Replacing Laptop Hard Drive with a SSD

  fiatlux 16 Dec 12


I am thinking of buying a cheaper ultra (or near ultra) laptop. These seem to typically come with a 500gb HD with a mSATA cache drive (normally about 32gb).

To keep the weight of the machine down, but more importantly keeping the heat and fan noise down, and the performance boost - I want to replace the 500gb HD with a SSD(a slim 128gb model).

Do I remove just the HD, or the mSATA drive as well??

The laptop will be running Windows 8 and it will be a clean install, so I won't need to worry about cloning the HD first.

Any advise will be appreciated.

Thanks Adrian

  Fruit Bat /\0/\ 16 Dec 12

You need to read your motherboard’s manual but I’m pretty sure that the mSATA port is used strictly to cache a HDD with an O/S installed on it.

If you can only afford a 64GB SSD then use the mSATA drive.

If you can afford a large capacity SSD then forget about mSATA.

  Chronos the 2nd 16 Dec 12

Would be useful to know make and model of laptop you are talking about.

As for installing a SSD to lighten the weight the difference between the existing HDD and a SSD is so small to be negligible.

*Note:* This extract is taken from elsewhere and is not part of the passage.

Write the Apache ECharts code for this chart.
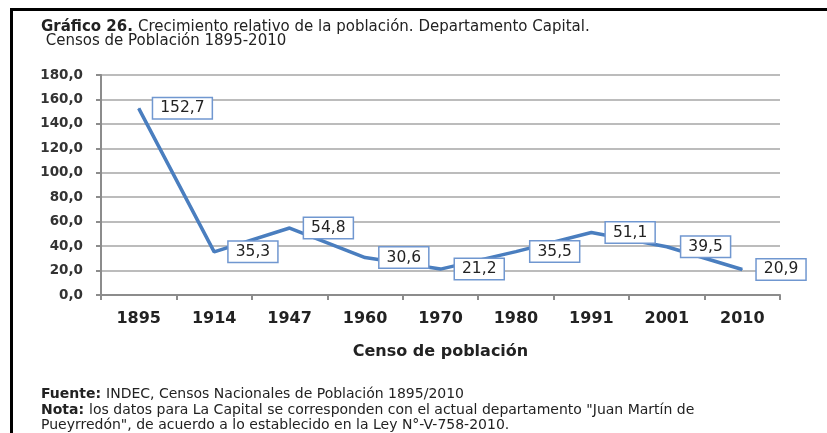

What fan noise are you talking about as there is not one for the hard-drive?

  fiatlux 16 Dec 12

Fruit Bat/Chronos,

Thanks for the replies

The smallest SSD would be 128gb.

Regarding noise... it is more the noise from the laptop fan because of the heat caused by the hard drive, although I appreciate that other things get hot - its just one less thing.

Thanks Adrian

  rdave13 16 Dec 12

Regarding the msata drive on a laptop, I'm wondering if it is used similar to the 'ReadyBoost' idea and cashe as Fruit Bat /\0/\ mentions. If it is then I'd change the HDD for an SSD. The problem with that is, if you change your normal HD to SSD will the mSATA drive be needed?

  Fruit Bat /\0/\ 16 Dec 12

Laptop hard drives don't seem to get anywhere near as hot as desktop drives.

Personally apart from a slightly faster boot time you aren't really gaining anything and losing a lot of disk space.